La parola data

Piccola lezione sulla parola data. Che valeva più di un atto siglato di fronte al notaio. Perché la parola era tutto: rappresentava la credibilità, la serietà, l'affidabilità. Ogni riferimento a Calenda c'è

Lidano Grassucci

Direttore Responsabile di Fatto a Latina

La parola data, era più di un contratto davanti alla Legge: era un impegno all’umanità. Se venivi meno non eri uomo. Giovannino Guareschi racconta in un suo Don Camillo e Peppone che proprio Peppone dà la sua parola alla maestra che è in punto di morte. Lei si fa promettere di essere sepolta con “la mia bandiera“. Ricorda a Peppone di scrivere tanto perchè era intelligente ma non sapeva, era somaro.

Peppone era il capo dei comunisti nel suo paese. Ma era prima ancora alunno della maestra: uomo tra gli uomini (e forse per tutto questo comunista). Promette. Promette e piange per la scomparsa della sua maestra.
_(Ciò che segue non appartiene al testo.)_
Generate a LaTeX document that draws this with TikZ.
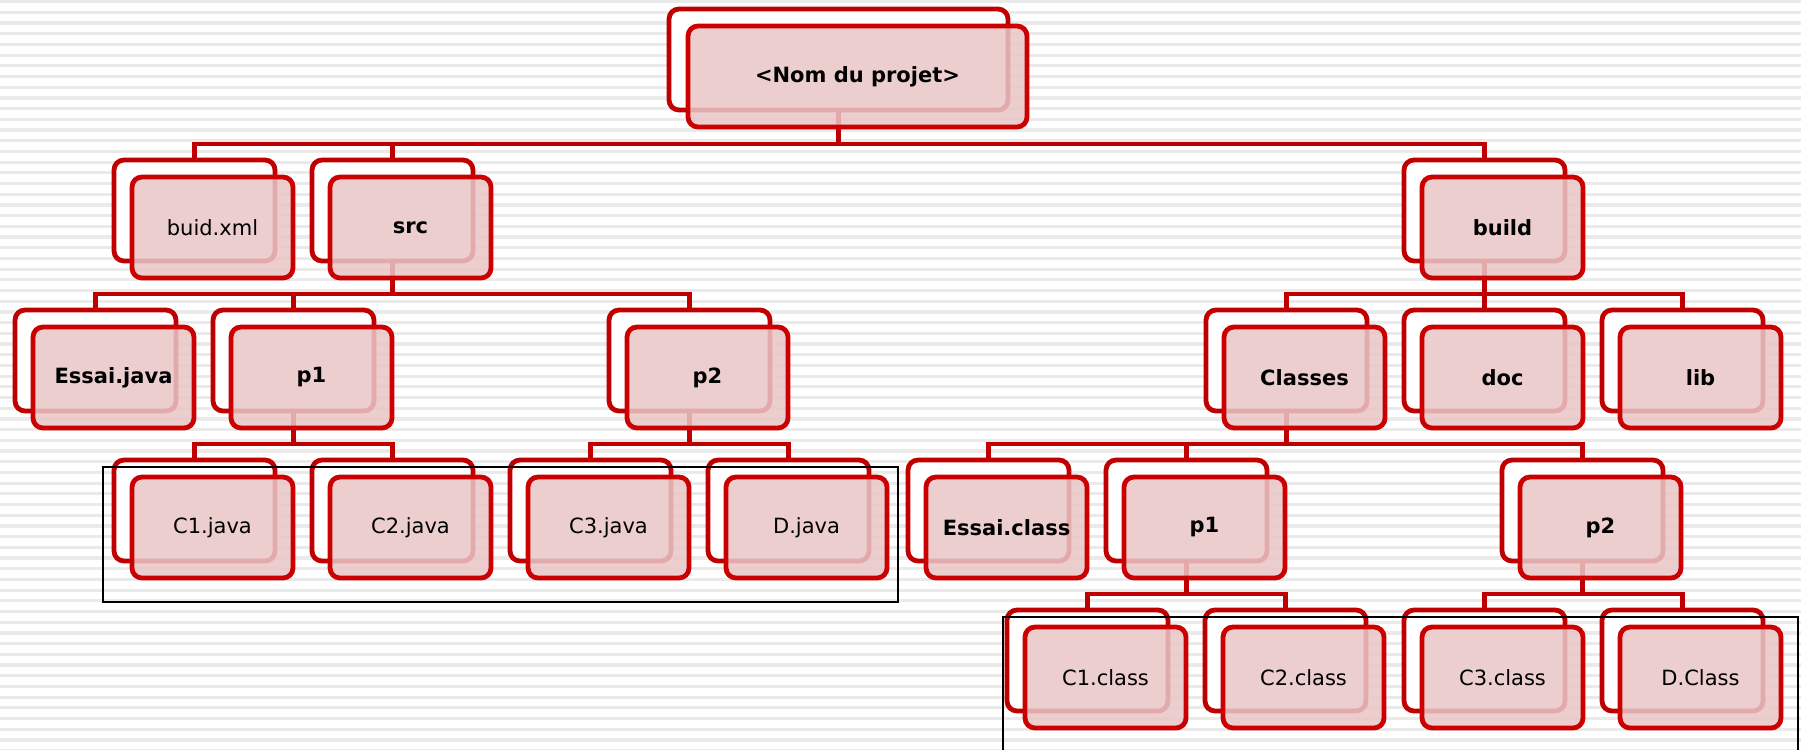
\documentclass[tikz,border=0pt]{standalone}
\usepackage{fontspec}
\setmainfont{DejaVu Sans}
\usetikzlibrary{calc}
\definecolor{darkred}{RGB}{192,0,0}
\definecolor{boxred}{RGB}{204,0,0}
\definecolor{pinkfill}{RGB}{233,198,200}
\definecolor{stripegray}{RGB}{234,234,234}
\pgfdeclarelayer{stripes}
\pgfdeclarelayer{bg}
\pgfdeclarelayer{fg}
\pgfsetlayers{stripes,bg,main,fg}
\tikzset{
  backbox/.style={draw=darkred, fill=white, line width=2.4pt, rounded corners=5pt,
    minimum width=80.5pt, minimum height=50.5pt, inner sep=0pt, outer sep=0pt},
  frontbox/.style={draw=boxred, fill=pinkfill, fill opacity=0.86, text opacity=1,
    line width=2.4pt, rounded corners=5pt,
    minimum width=80.5pt, minimum height=50.5pt, inner sep=0pt, outer sep=0pt,
    font=\fontsize{10.5pt}{12pt}\selectfont},
  conn/.style={draw=darkred, line width=2.4pt, line join=miter},
  frame/.style={draw=black, line width=0.6pt},
  boldlbl/.style={font=\fontsize{10.5pt}{12pt}\selectfont\bfseries},
}
\newcommand{\fnode}[4]{% name, cx, cy, label
  \node[backbox] (back-#1) at (#2,#3) {};
  \node[frontbox] (#1) at ([xshift=9pt,yshift=-8.5pt]back-#1.center) {#4};
}
\newcommand{\bnode}[4]{% bold label
  \node[backbox] (back-#1) at (#2,#3) {};
  \node[frontbox, boldlbl] (#1) at ([xshift=9pt,yshift=-8.5pt]back-#1.center) {#4};
}
\begin{document}
\begin{tikzpicture}[x=0.5pt,y=-0.5pt]
\useasboundingbox (0,0) rectangle (1801,750);
\begin{pgfonlayer}{stripes}
\fill[white] (0,0) rectangle (1801,750);
\foreach \i in {0,...,70} {
  \fill[stripegray] (0,{\i*10.7}) rectangle (1801,{\i*10.7+3.2});
}
\end{pgfonlayer}

% root
\node[backbox, minimum width=169.5pt] (back-root) at (838.5,59.5) {};
\node[frontbox, boldlbl, minimum width=169.5pt] (root) at ([xshift=9.5pt,yshift=-8.5pt]back-root.center) {<Nom du projet>};

% level 2
\fnode{buid}{194.5}{210.5}{buid.xml}
\bnode{src}{392.5}{210.5}{src}
\bnode{build}{1484.5}{210.5}{build}

% level 3
\bnode{essaij}{95.5}{360.5}{Essai.java}
\bnode{pa}{293.5}{360.5}{p1}
\bnode{pb}{689.5}{360.5}{p2}
\bnode{classes}{1286.5}{360.5}{Classes}
\bnode{doc}{1484.5}{360.5}{doc}
\bnode{lib}{1682.5}{360.5}{lib}

% level 4
\fnode{c1j}{194.5}{510.5}{C1.java}
\fnode{c2j}{392.5}{510.5}{C2.java}
\fnode{c3j}{590.5}{510.5}{C3.java}
\fnode{dj}{788.5}{510.5}{D.java}
\bnode{essaic}{988.5}{510.5}{Essai.class}
\bnode{pc}{1186.5}{510.5}{p1}
\bnode{pd}{1582.5}{510.5}{p2}

% level 5
\fnode{c1c}{1087.5}{660.5}{C1.class}
\fnode{c2c}{1285.5}{660.5}{C2.class}
\fnode{c3c}{1484.5}{660.5}{C3.class}
\fnode{dc}{1682.5}{660.5}{D.Class}

\begin{pgfonlayer}{bg}
\foreach \p/\c in {root/buid, root/src, root/build, src/essaij, src/pa, src/pb,
  build/classes, build/doc, build/lib, pa/c1j, pa/c2j, pb/c3j, pb/dj,
  classes/essaic, classes/pc, classes/pd, pc/c1c, pc/c2c, pd/c3c, pd/dc}
  \draw[conn] (back-\p.south) |- ([yshift=8pt]back-\c.north) -- (back-\c.north);
\end{pgfonlayer}

\begin{pgfonlayer}{fg}
\coordinate (f1a) at (103,467);
\coordinate (f1b) at (898,602);
\draw[frame] (f1a) rectangle (f1b);
\coordinate (f2a) at (1003,760);
\coordinate (f2b) at (1003,617);
\coordinate (f2c) at (1798,617);
\coordinate (f2d) at (1798,760);
\draw[frame] (f2a) -- (f2b) -- (f2c) -- (f2d);
\end{pgfonlayer}
\end{tikzpicture}
\end{document}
Frame da Don Camillo e Peppone

Sapeva che sarebbe stato difficile mantenere la promessa: la maestra era monarchica e la sua bandiera era quella dei Savoia. In Consiglio comunale tutti, dai clericali ai comunisti sono contrari a quel “simbolo della reazione, del passato“.

Peppone mette ai voti, ad unanimità si vota per vietare quella bandiera sulla bara della maestra. Peppone di alza e tira le fila del discorso: la democrazia ha scelto, la bandiera della reazione non può essere esposta. Si ferma, guarda tutti, ma guarda la sua coscienza: ma qui non comanda la democrazia, qui comandiamo noi comunisti e noi comunisti diciamo che ciascuno deve essere sepolto con la sua bandiera.

La scena dopo è Peppone con il fazzoletto rosso al collo che porta in spalla la bara della maestra con sopra la bandiera dei Savoia. E piange.

Quella parola che Calenda non può capire

Ecco Carlo Calenda, Matteo Renzi queste storie non le possono capire. Non hanno idea di quanto conti una bandiera. Di quanto valga la parola data, di quanto conti essere “di una parte“.

Viviamo in un mondo in cui ciò che si dice dura il tempo di dirlo e viene subito dimenticato. I sociologi lo hanno studiato e certificato: questo è il tempo in cui la memoria è più labile; conseguenza di un web che lancia la notizia al mattino e la sera è già cartastraccia senza averla mai vista la carta per essere stampata. È su questa fortuna che molti politicanti hanno edificato il loro successo: la gente, gli elettori, non ricordano la parola data dai candidati in campo del loro voto.

Peppone rispettando la bandiera della maestra aveva onorato la sua. 

C’è una poesia del più grande poeta lepino, il coresce Cesare Chiomonto che spiega il carattere della nostra gente “Issò n’era omo de lite, ma pe lo giusto se faceva accide”.

Il tempo e i tempi cambiano le parole sono al vento ma è un mondo un poco più brutto.

Per i miei butteri sapienti di tempo, che sapevano Dante a memoria, che poetavano amori cortesi con facce cotte dal sole, che conoscevano rose aulentissime, chi manca alla parola non beve nello stesso vino, non è divino.